US Defence Secretary Ashton Carter and South Korean Defence Minister Han Min-koo warned North Korea of no tolerance for military provocations on Monday after the annual security meeting in Seoul.
"The minister and the secretary reaffirmed that any North Korean aggression or military provocation is not to be tolerated," they said in a joint statement.
"Both are stark reminders that North Korea is an up-close, dangerous and continuing threat to the security of the peninsula and the region," Carter said in the press conference, referring to the heavily armed border between the two Koreas and a 2010 attack against a South Korean navy ship Cheonan which the North rejected to have any role in the sinking.
Han said they “agreed that the alliance needs to work in various ways to cooperate and to rise against and respond” against the nuclear and missile threats from North Korea.
Carter also said their alliance "has never been stronger."
North Korea has vowed to continue its nuclear tests and launch a rocket to put a satellite into orbit, which is rejected by the US and South Korea as a long-range missile test.
The meeting came two months after the two Koreas traded artillery fire across their Demilitarised Zone between the two countries.
The two chiefs didn’t announce new steps on the wartime control of the South Korean Army, which they had decided last year to be based on conditions with no particular timeline.
The conditions include South Korean missile defenses and intelligence, surveillance and reconnaissance, ability to counter the North's artillery and rocket forces.

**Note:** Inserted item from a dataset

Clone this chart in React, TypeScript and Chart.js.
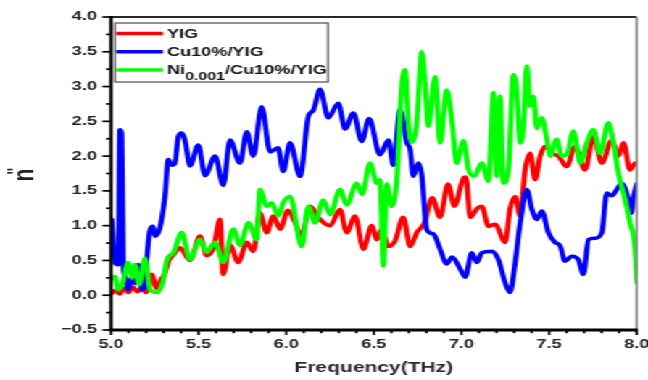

The US has the wartime control of the Seoul Army, besides its own troops in South Korea, since the 1950-53 Korean War.
The South gained peacetime control in 1994, and the two countries had lastly agreed the wartime control would be given by 2015, after the sides delayed a few times.
Han said "If we look at global trends in terms of national security, many countries in the world conduct self-defence in the form of cooperation with regional and local partners," when asked why South Korea was still not ready to take control of its own military.
The defence chiefs also agreed on cooperation in space and cyberspace, the joint statement said.
South Korea blames North for various cyber attacks in a wide range from banks and military institutions to media websites and TV broadcasts in recent years.
Carter, whose South Korea visit was first in his eight day Asia Pacific trip, then flies to Kuala Lumpur for Southeast Asian defence ministers meeting, which China is also expected to attend.
Commander of US Pacific Command, Admiral Harry Harris, who was in Seoul too, will fly to Beijing for his first visit to China in his duty.
US wants to advance its relationships and security cooperations with countries in the region and called its foreign policy, “rebalance,” a priority for its 21st century security interests.